Raks Sharqi: “Rocks Sharky” Bellydancing on top of a shark! No really, it means the “dance of the east” in Arabic, and it usually refers to cabaret-style belly dance. Again, lots of sequins and sparkles, and very intricate movements, usually improvised by a solo female dancer. It’s also called “oriental” dance.
Saidi: “Sah-EE-dee” This refers to the region of upper Egypt called the Said, which is actually in the south, but it’s called upper Egypt because the Nile flows north and the region is upstream of the Nile delta. I know, right? That’s geography for you! The people were mostly farmers, and a lot of the dances and music from here reflect an agricultural life. The saidi rhythm is a specific rhythm that goes Dum-Tek, Dum Dum Tek. Music with this rhythm is often used for cane or stick dances.
Shamadan: “SHA-ma-dan” A big candelabra that’s used in traditional Arabic and Egyptian wedding dances, and–get this–the dancer wears it on her head! Usually with real, on-fire candles! The dancer leads a winding procession, called a Zeffa, of the bride and groom, followed by the wedding guests. It symbolizes the lighting of the way to the couple’s new home, since in early times the dancer would be leading the bridal procession without the benefit of streetlights! The procession, called a zeffa (or zaffa) includes musicians and other types of performers as well. The dance with the Shamadan itself is called, of course, Raks al Shamadan, and showcases how many types of movements the dancer can do without dropping the candelabra or setting the joint on fire!
Souk/Souq/Suk: “Sook” Marketplace. Shopping. ‘Nuff said!
Tahtib: “TAH-teeb” This is an Egyptian martial art where men whack each other with sticks. There’s a lot more to it than that, of course, but that’s it in a nutshell. Men have sticks, therefore men must whack each other with sticks–that’s the logical progression in the male mind. It’s pretty acrobatic, and it’s been turned into a folk dance. It also became the ladies’ cane dance, which is a flirty way for women imitate the menfolk. Like, “Yeah, I’ve got a stick, too, tee hee!”

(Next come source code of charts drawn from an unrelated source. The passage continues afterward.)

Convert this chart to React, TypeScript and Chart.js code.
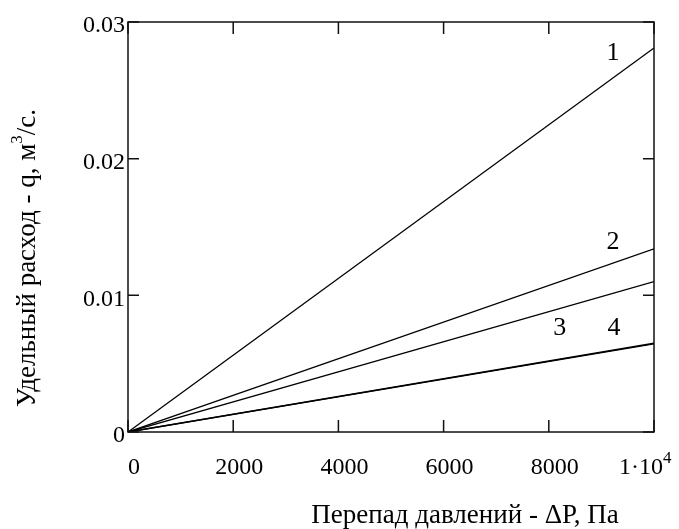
import React, { useEffect, useRef } from "react";
import { Chart, registerables } from "chart.js";

Chart.register(...registerables);

const pressure = [0, 10000];
const line1 = [0, 0.0281];
const line2 = [0, 0.0134];
const line3 = [0, 0.011];
const line4a = [0, 0.0065];
const line4b = [0, 0.00645];

const xTickValues = [0, 2000, 4000, 6000, 8000, 10000];
const xTickLabels = ["0", "2000", "4000", "6000", "8000", "1·10"];
const yTickValues = [0, 0.01, 0.02, 0.03];
const yTickLabels = ["0", "0.01", "0.02", "0.03"];

const curveLabels = ["1", "2", "3", "4"];
const curveLabelX = [9220, 9220, 8210, 9240];
const curveLabelY = [0.0277, 0.0139, 0.0076, 0.0076];

const xTitle = "Перепад давлений - ΔР, Па";
const yTitleMain = "Удельный расход - q, м";
const yTitleSup = "3";
const yTitleEnd = "/с.";

const FONT = "'Liberation Serif', 'Times New Roman', serif";

const toPts = (ys: number[]) => pressure.map((x, i) => ({ x, y: ys[i] }));

const decor = {
  id: "decor",
  afterDraw(chart: any) {
    const ctx = chart.ctx;
    const xs = chart.scales.x;
    const ys = chart.scales.y;
    const { left, right, top, bottom } = chart.chartArea;
    ctx.save();
    ctx.strokeStyle = "#111";
    ctx.lineWidth = 1.5;
    ctx.strokeRect(left, top, right - left, bottom - top);
    ctx.beginPath();
    xTickValues.forEach((v) => {
      const px = xs.getPixelForValue(v);
      ctx.moveTo(px, bottom);
      ctx.lineTo(px, bottom - 12);
      ctx.moveTo(px, top);
      ctx.lineTo(px, top + 12);
    });
    yTickValues.forEach((v) => {
      const py = ys.getPixelForValue(v);
      ctx.moveTo(left, py);
      ctx.lineTo(left + 11, py);
      ctx.moveTo(right, py);
      ctx.lineTo(right - 11, py);
    });
    ctx.stroke();

    ctx.fillStyle = "#000";
    ctx.font = `24px ${FONT}`;
    ctx.textBaseline = "middle";
    xTickValues.forEach((v, i) => {
      const px = xs.getPixelForValue(v);
      if (i === xTickValues.length - 1) {
        ctx.textAlign = "right";
        ctx.fillText(xTickLabels[i], px + 9, bottom + 36);
        ctx.font = `17px ${FONT}`;
        ctx.textAlign = "left";
        ctx.fillText("4", px + 9, bottom + 27);
        ctx.font = `24px ${FONT}`;
      } else {
        ctx.textAlign = "center";
        ctx.fillText(xTickLabels[i], px + 6, bottom + 36);
      }
    });
    ctx.textAlign = "right";
    yTickValues.forEach((v, i) => {
      const py = ys.getPixelForValue(v);
      ctx.fillText(yTickLabels[i], left - 3, py + 4);
    });
    ctx.font = `26px ${FONT}`;
    ctx.textAlign = "center";
    curveLabels.forEach((t, i) => {
      ctx.fillText(t, xs.getPixelForValue(curveLabelX[i]), ys.getPixelForValue(curveLabelY[i]));
    });
    ctx.font = `27px ${FONT}`;
    ctx.textAlign = "center";
    ctx.fillText(xTitle, 465, 516);
    ctx.translate(28, 258);
    ctx.rotate(-Math.PI / 2);
    const wMain = ctx.measureText(yTitleMain).width;
    ctx.font = `17px ${FONT}`;
    const wSup = ctx.measureText(yTitleSup).width;
    ctx.font = `27px ${FONT}`;
    const wEnd = ctx.measureText(yTitleEnd).width;
    const total = wMain + wSup + wEnd;
    let x0 = -total / 2;
    ctx.textAlign = "left";
    ctx.fillText(yTitleMain, x0, 0);
    x0 += wMain;
    ctx.font = `17px ${FONT}`;
    ctx.fillText(yTitleSup, x0, -10);
    x0 += wSup;
    ctx.font = `27px ${FONT}`;
    ctx.fillText(yTitleEnd, x0, 0);
    ctx.restore();
  },
};

export default function App() {
  const ref = useRef<HTMLCanvasElement | null>(null);
  useEffect(() => {
    if (!ref.current) return;
    const mk = (data: number[], w: number) => ({
      data: toPts(data),
      borderColor: "#000",
      borderWidth: w,
      pointRadius: 0,
      fill: false,
      tension: 0,
    });
    const chart = new Chart(ref.current, {
      type: "line",
      data: {
        datasets: [mk(line1, 1.3), mk(line2, 1.3), mk(line3, 1.3), mk(line4a, 1.4), mk(line4b, 1.4)],
      },
      options: {
        animation: false,
        responsive: false,
        devicePixelRatio: 1,
        layout: { padding: { left: 128, top: 22, right: 25, bottom: 97 } },
        plugins: { legend: { display: false }, tooltip: { enabled: false } },
        scales: {
          x: { type: "linear", min: 0, max: 10000, display: false },
          y: { type: "linear", min: 0, max: 0.03, display: false },
        },
      },
      plugins: [decor],
    });
    return () => chart.destroy();
  }, []);
  return (
    <div style={{ position: "absolute", left: 0, top: 0, width: 679, height: 529, background: "#fff" }}>
      <canvas ref={ref} width={679} height={529} />
    </div>
  );
}
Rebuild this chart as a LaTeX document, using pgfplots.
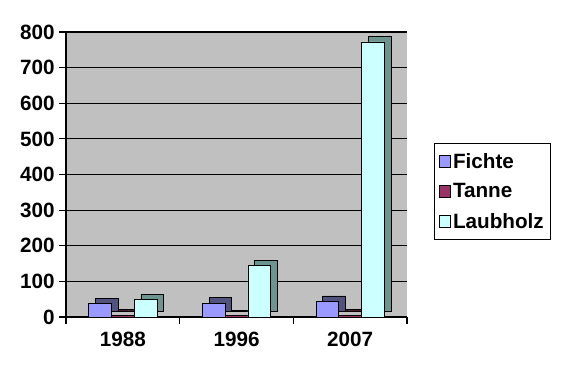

Tek: A sharper sound on the drum, it is used as an upbeat in rhythms. Great place for a chest or tummy pop!
Tribal: A general term that refers to pretty much any style inspired by the original ATS.
Zaghareet: A long, shrill, ululating (try saying that five times fast!) cry used to cheer on dancers and musicians. It basically means, “Yay!” To do it, say “lalalalalalalala” while you zing your voice up as high as it will go. Some people can actually vibrate their uvulas–that thing in the back of your throat–to do this, but most of us do it the easy way. If you want to see something really funny, try doing it behind a sleeping cat!
Zar/Zaar: A trance dance or ritual, it is used throughout the Middle East to heal or throw out evil spirits. It also refers to a specific rhythm.
Zeffa/Zaffa/Zeffah: Weddings are a big deal everywhere, and the Middle East is no exception! A Zeffa is a wedding procession, especially in Egypt but with variations throughout the Middle East. Dancers, musicians and other entertainers lead the procession. Dancers may carry candles, or elaborate candelabras may be balanced on dancers’ heads (this became popular early in the 20th century.) Huge processions once lit the way through the streets to the bride’s new home, but nowadays it can be just one dancer leading the couple and guests around the reception room to symbolize the old tradition. A dancer at a wedding is considered to be good luck. She introduces the newly-wed pair to the guests at the reception, encourages them to dance, and helps get the party started!
Zills: Also known (in Turkey) as Zagat, these are finger cymbals. A dancer uses four, one pair for each hand. They attach to the thumb and middle finger by elastic loops. If you think dancing is hard, try it while you keep on the beat with your cymbals!